Dáil debates

Wednesday, 11 July 2012

4:00 pm

Photo of Arthur SpringArthur Spring (Kerry North-West Limerick, Labour)

This matter must be resolved. To put it in context, under the strategic infrastructural planning rules in this country, in 2006 Shannon LNG achieved planning permission within six months. However, it took the regulator 18 months to analyse that decision and now it seems that it will be 2014 before any project gets off the ground. There is no certainty surrounding this and for anybody considering making a substantial investment of between €600 million and €1 billion the figures must be provided with regard to the proposed tariff. Any business plan must be able to be promoted so that a decision can be made on whether it will go ahead. The liaison group should be set up immediately and should be required to resolve the matter within the next six months. Then Hess and LNG can commit or not to tendering for the project.

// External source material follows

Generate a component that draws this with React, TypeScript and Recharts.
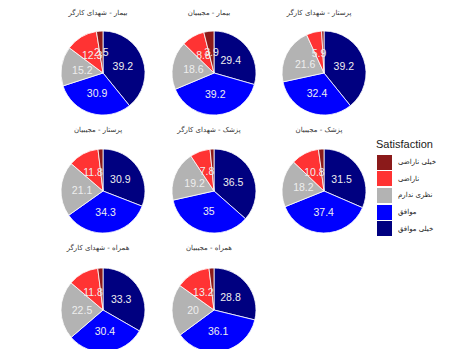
import React from 'react';
import { PieChart, Pie, Cell } from 'recharts';

// response levels, in the order the slices run clockwise from 12 o'clock
const levels = ['خیلی موافق', 'موافق', 'نظری ندارم', 'ناراضی', 'خیلی ناراضی'];
const levelColors = ['#000080', '#0000ff', '#b3b3b3', '#ff3333', '#8b1a1a'];

// legend lists the levels from most negative to most positive
const legendOrder = [4, 3, 2, 1, 0];

// percentages per facet (same order as levels)
const bimarShohada = [39.2, 30.9, 15.2, 12.3, 2.5];
const bimarMojibian = [29.4, 39.2, 18.6, 8.8, 3.9];
const parastarShohada = [39.2, 32.4, 21.6, 5.9, 0.9];
const parastarMojibian = [30.9, 34.3, 21.1, 11.8, 1.9];
const pezeshkShohada = [36.5, 35, 19.2, 7.8, 1.5];
const pezeshkMojibian = [31.5, 37.4, 18.2, 10.8, 2.1];
const hamrahShohada = [33.3, 30.4, 22.5, 11.8, 2.0];
const hamrahMojibian = [28.8, 36.1, 20, 13.2, 1.9];

const facetTitles = [
  'بیمار - شهدای کارگر',
  'بیمار - مجیبیان',
  'پرستار - شهدای کارگر',
  'پرستار - مجیبیان',
  'پزشک - شهدای کارگر',
  'پزشک - مجیبیان',
  'همراه - شهدای کارگر',
  'همراه - مجیبیان',
];
const facetValues = [
  bimarShohada,
  bimarMojibian,
  parastarShohada,
  parastarMojibian,
  pezeshkShohada,
  pezeshkMojibian,
  hamrahShohada,
  hamrahMojibian,
];

// slices thinner than this get no text
const LABEL_MIN = 2.2;

const COL_X = [98, 209, 319];
const ROW_Y = [68, 186, 305];
const TITLE_Y = [13, 130, 248];
const R = 42;
const BOX = 110;

const RAD = Math.PI / 180;

function renderLabel(props: any) {
  const { cx, cy, midAngle, outerRadius, value } = props;
  if (value < LABEL_MIN) return null;
  const r = outerRadius * 0.5;
  const x = cx + r * Math.cos(-midAngle * RAD);
  const y = cy + r * Math.sin(-midAngle * RAD);
  return (
    <text
      x={x}
      y={y}
      fill="#eeeeee"
      fontSize={10.5}
      fontFamily="'Liberation Sans', Arial, sans-serif"
      textAnchor="middle"
      dominantBaseline="central"
    >
      {value}
    </text>
  );
}

function Facet({ index }: { index: number }) {
  const col = index % 3;
  const row = Math.floor(index / 3);
  const cx = COL_X[col];
  const cy = ROW_Y[row];
  const data = levels.map((name, i) => ({ name, value: facetValues[index][i] }));
  return (
    <>
      <div
        style={{
          position: 'absolute',
          left: cx - 60,
          top: TITLE_Y[row] - 6,
          width: 120,
          height: 12,
          lineHeight: '12px',
          textAlign: 'center',
          fontSize: 7,
          color: '#333',
          fontFamily: "'DejaVu Sans', sans-serif",
          direction: 'rtl',
          whiteSpace: 'nowrap',
        }}
      >
        {facetTitles[index]}
      </div>
      <div style={{ position: 'absolute', left: cx - BOX / 2, top: cy - BOX / 2 }}>
        <PieChart width={BOX} height={BOX}>
          <Pie
            data={data}
            dataKey="value"
            nameKey="name"
            cx={BOX / 2}
            cy={BOX / 2}
            outerRadius={R}
            startAngle={90}
            endAngle={-270}
            stroke="#ffffff"
            strokeWidth={0.8}
            label={renderLabel}
            labelLine={false}
            isAnimationActive={false}
          >
            {data.map((d, i) => (
              <Cell key={d.name} fill={levelColors[i]} />
            ))}
          </Pie>
        </PieChart>
      </div>
    </>
  );
}

function SatisfactionLegend() {
  return (
    <div style={{ position: 'absolute', left: 376, top: 136 }}>
      <div
        style={{
          fontFamily: "'Liberation Sans', Arial, sans-serif",
          fontSize: 11,
          color: '#1a1a1a',
          lineHeight: '16px',
          marginBottom: 2,
        }}
      >
        Satisfaction
      </div>
      {legendOrder.map((i) => (
        <div key={levels[i]} style={{ display: 'flex', alignItems: 'center', height: 16.6 }}>
          <div
            style={{
              width: 15,
              height: 15,
              background: levelColors[i],
              border: '0.5px solid #fff',
            }}
          />
          <span
            style={{
              marginLeft: 5,
              fontSize: 7,
              color: '#1a1a1a',
              fontFamily: "'DejaVu Sans', sans-serif",
              whiteSpace: 'nowrap',
            }}
          >
            {levels[i]}
          </span>
        </div>
      ))}
    </div>
  );
}

export default function App() {
  return (
    <div
      style={{
        position: 'absolute',
        left: 0,
        top: 0,
        width: 452,
        height: 349,
        background: '#fff',
        overflow: 'hidden',
      }}
    >
      {facetTitles.map((t, i) => (
        <Facet key={t} index={i} />
      ))}
      <SatisfactionLegend />
    </div>
  );
}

A report of The Economist intelligence unit produced for the Department of the Taoiseach in 2009 stated that evidence that energy prices in Ireland are high by international standards raises potential questions about the effectiveness of the regulatory regime in the absence of some alternative explanation for such high prices and that the regulator's job is not to set artificially low prices but to ensure that the customers are not paying for more or less than they would in competitive markets. It is high time we took a look at how our system works and separated how Bord Gáis networks work and how private investors can consider creating jobs and reducing the price of energy, ultimately creating competitiveness for the consumer and for the national well-being. Some 65% of the electricity that is created in this country is from gas. I welcome better sources, but the process is too slow. Action by the regulator since 2002 is unacceptable and the regulatory system needs to be improved to that end.